**Data shown**
+ + +
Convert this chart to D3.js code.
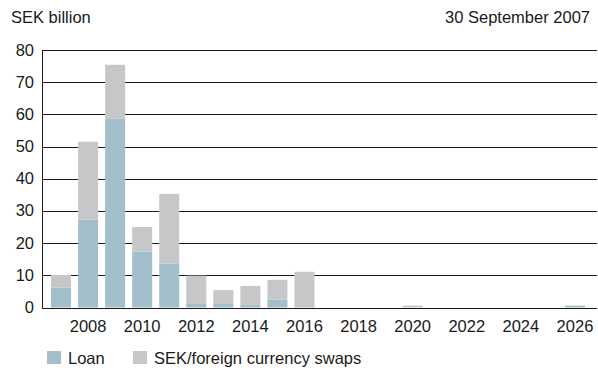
<!DOCTYPE html>
<html>
<head>
<meta charset="utf-8">
<script src="https://cdn.jsdelivr.net/npm/d3@7/dist/d3.min.js"></script>
<style>
  html, body { margin: 0; padding: 0; background: #fff; }
  svg { display: block; font-family: "Liberation Sans", Arial, Helvetica, sans-serif; }
</style>
</head>
<body>
<svg id="chart" width="598" height="370"></svg>
<script>
// Maturity profile, SEK billion
const years = [2007, 2008, 2009, 2010, 2011, 2012, 2013, 2014, 2015, 2016,
               2017, 2018, 2019, 2020, 2021, 2022, 2023, 2024, 2025, 2026];
const loan  = [6.2, 27.3, 58.6, 17.4, 13.6, 1.1, 1.1, 0.8, 2.4, 0,
               0, 0, 0, 0, 0, 0, 0, 0, 0, 0.6];
const swaps = [3.9, 24.2, 16.8, 7.6, 21.7, 8.8, 4.3, 5.9, 6.2, 11.1,
               0, 0, 0, 0.6, 0, 0, 0, 0, 0, 0];
const yTicks = [0, 10, 20, 30, 40, 50, 60, 70, 80];
const xTickYears = [2008, 2010, 2012, 2014, 2016, 2018, 2020, 2022, 2024, 2026];
const seriesNames = ["Loan", "SEK/foreign currency swaps"];
const colors = ["#a3bfcb", "#c6c7c9"];

const svg = d3.select("#chart");
const plot = { left: 43, right: 597, top: 50, bottom: 307.5 };
const ink = "#1a1a1a";
const fontSize = 16.5;

const x = d3.scaleBand()
  .domain(years)
  .range([47.5, 588.5])
  .paddingInner(0.26)
  .paddingOuter(0.13);

const y = d3.scaleLinear()
  .domain([0, 80])
  .range([plot.bottom, plot.top]);

// stacked layout
const rows = years.map((yr, i) => ({ year: yr, loan: loan[i], swaps: swaps[i] }));
const stack = d3.stack().keys(["loan", "swaps"]);
const layers = stack(rows);

// horizontal grid lines
svg.append("g")
  .selectAll("line")
  .data(yTicks)
  .join("line")
  .attr("x1", plot.left)
  .attr("x2", plot.right)
  .attr("y1", d => Math.round(y(d)) + 0.5)
  .attr("y2", d => Math.round(y(d)) + 0.5)
  .attr("stroke", ink)
  .attr("stroke-width", 1);

// bars
svg.append("g")
  .selectAll("g")
  .data(layers)
  .join("g")
  .attr("fill", (d, i) => colors[i])
  .selectAll("rect")
  .data(d => d)
  .join("rect")
  .attr("x", d => x(d.data.year))
  .attr("width", x.bandwidth())
  .attr("y", d => y(d[1]))
  .attr("height", d => Math.max(0, y(d[0]) - y(d[1])));

// baseline redrawn on top
svg.append("line")
  .attr("x1", plot.left).attr("x2", plot.right)
  .attr("y1", Math.round(y(0)) + 0.5).attr("y2", Math.round(y(0)) + 0.5)
  .attr("stroke", ink);

// vertical axis line
svg.append("line")
  .attr("x1", plot.left - 0.5).attr("x2", plot.left - 0.5)
  .attr("y1", Math.round(y(80)))
  .attr("y2", Math.round(y(0)) + 1)
  .attr("stroke", ink);

// y tick labels
svg.append("g")
  .selectAll("text")
  .data(yTicks)
  .join("text")
  .attr("x", 34)
  .attr("y", d => y(d) + 5.5)
  .attr("text-anchor", "end")
  .attr("font-size", fontSize)
  .attr("fill", ink)
  .text(d => d);

// x tick labels
svg.append("g")
  .selectAll("text")
  .data(xTickYears)
  .join("text")
  .attr("x", d => x(d) + x.bandwidth() / 2)
  .attr("y", 332)
  .attr("text-anchor", "middle")
  .attr("font-size", fontSize)
  .attr("fill", ink)
  .text(d => d);

// titles
svg.append("text")
  .attr("x", 11).attr("y", 23)
  .attr("font-size", fontSize)
  .attr("fill", ink)
  .text("SEK billion");
svg.append("text")
  .attr("x", 590).attr("y", 23)
  .attr("text-anchor", "end")
  .attr("font-size", fontSize)
  .attr("fill", ink)
  .text("30 September 2007");

// legend
const legendX = [47, 133];
const legend = svg.append("g")
  .selectAll("g")
  .data(seriesNames)
  .join("g")
  .attr("transform", (d, i) => `translate(${legendX[i]},351)`);
legend.append("rect")
  .attr("width", 14).attr("height", 13)
  .attr("fill", (d, i) => colors[i]);
legend.append("text")
  .attr("x", 21).attr("y", 13)
  .attr("font-size", fontSize)
  .attr("fill", ink)
  .text(d => d);
</script>
</body>
</html>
+ + +
**What is being asked**
Copy each line in full and exactly, omitting any picture.

**Correct response**
Convert this chart to D3.js code.
<!DOCTYPE html>
<html>
<head>
<meta charset="utf-8">
<script src="https://cdn.jsdelivr.net/npm/d3@7/dist/d3.min.js"></script>
<style>
  html, body { margin: 0; padding: 0; background: #fff; }
  svg { display: block; font-family: "Liberation Sans", Arial, Helvetica, sans-serif; }
</style>
</head>
<body>
<svg id="chart" width="598" height="370"></svg>
<script>
// Maturity profile, SEK billion
const years = [2007, 2008, 2009, 2010, 2011, 2012, 2013, 2014, 2015, 2016,
               2017, 2018, 2019, 2020, 2021, 2022, 2023, 2024, 2025, 2026];
const loan  = [6.2, 27.3, 58.6, 17.4, 13.6, 1.1, 1.1, 0.8, 2.4, 0,
               0, 0, 0, 0, 0, 0, 0, 0, 0, 0.6];
const swaps = [3.9, 24.2, 16.8, 7.6, 21.7, 8.8, 4.3, 5.9, 6.2, 11.1,
               0, 0, 0, 0.6, 0, 0, 0, 0, 0, 0];
const yTicks = [0, 10, 20, 30, 40, 50, 60, 70, 80];
const xTickYears = [2008, 2010, 2012, 2014, 2016, 2018, 2020, 2022, 2024, 2026];
const seriesNames = ["Loan", "SEK/foreign currency swaps"];
const colors = ["#a3bfcb", "#c6c7c9"];

const svg = d3.select("#chart");
const plot = { left: 43, right: 597, top: 50, bottom: 307.5 };
const ink = "#1a1a1a";
const fontSize = 16.5;

const x = d3.scaleBand()
  .domain(years)
  .range([47.5, 588.5])
  .paddingInner(0.26)
  .paddingOuter(0.13);

const y = d3.scaleLinear()
  .domain([0, 80])
  .range([plot.bottom, plot.top]);

// stacked layout
const rows = years.map((yr, i) => ({ year: yr, loan: loan[i], swaps: swaps[i] }));
const stack = d3.stack().keys(["loan", "swaps"]);
const layers = stack(rows);

// horizontal grid lines
svg.append("g")
  .selectAll("line")
  .data(yTicks)
  .join("line")
  .attr("x1", plot.left)
  .attr("x2", plot.right)
  .attr("y1", d => Math.round(y(d)) + 0.5)
  .attr("y2", d => Math.round(y(d)) + 0.5)
  .attr("stroke", ink)
  .attr("stroke-width", 1);

// bars
svg.append("g")
  .selectAll("g")
  .data(layers)
  .join("g")
  .attr("fill", (d, i) => colors[i])
  .selectAll("rect")
  .data(d => d)
  .join("rect")
  .attr("x", d => x(d.data.year))
  .attr("width", x.bandwidth())
  .attr("y", d => y(d[1]))
  .attr("height", d => Math.max(0, y(d[0]) - y(d[1])));

// baseline redrawn on top
svg.append("line")
  .attr("x1", plot.left).attr("x2", plot.right)
  .attr("y1", Math.round(y(0)) + 0.5).attr("y2", Math.round(y(0)) + 0.5)
  .attr("stroke", ink);

// vertical axis line
svg.append("line")
  .attr("x1", plot.left - 0.5).attr("x2", plot.left - 0.5)
  .attr("y1", Math.round(y(80)))
  .attr("y2", Math.round(y(0)) + 1)
  .attr("stroke", ink);

// y tick labels
svg.append("g")
  .selectAll("text")
  .data(yTicks)
  .join("text")
  .attr("x", 34)
  .attr("y", d => y(d) + 5.5)
  .attr("text-anchor", "end")
  .attr("font-size", fontSize)
  .attr("fill", ink)
  .text(d => d);

// x tick labels
svg.append("g")
  .selectAll("text")
  .data(xTickYears)
  .join("text")
  .attr("x", d => x(d) + x.bandwidth() / 2)
  .attr("y", 332)
  .attr("text-anchor", "middle")
  .attr("font-size", fontSize)
  .attr("fill", ink)
  .text(d => d);

// titles
svg.append("text")
  .attr("x", 11).attr("y", 23)
  .attr("font-size", fontSize)
  .attr("fill", ink)
  .text("SEK billion");
svg.append("text")
  .attr("x", 590).attr("y", 23)
  .attr("text-anchor", "end")
  .attr("font-size", fontSize)
  .attr("fill", ink)
  .text("30 September 2007");

// legend
const legendX = [47, 133];
const legend = svg.append("g")
  .selectAll("g")
  .data(seriesNames)
  .join("g")
  .attr("transform", (d, i) => `translate(${legendX[i]},351)`);
legend.append("rect")
  .attr("width", 14).attr("height", 13)
  .attr("fill", (d, i) => colors[i]);
legend.append("text")
  .attr("x", 21).attr("y", 13)
  .attr("font-size", fontSize)
  .attr("fill", ink)
  .text(d => d);
</script>
</body>
</html>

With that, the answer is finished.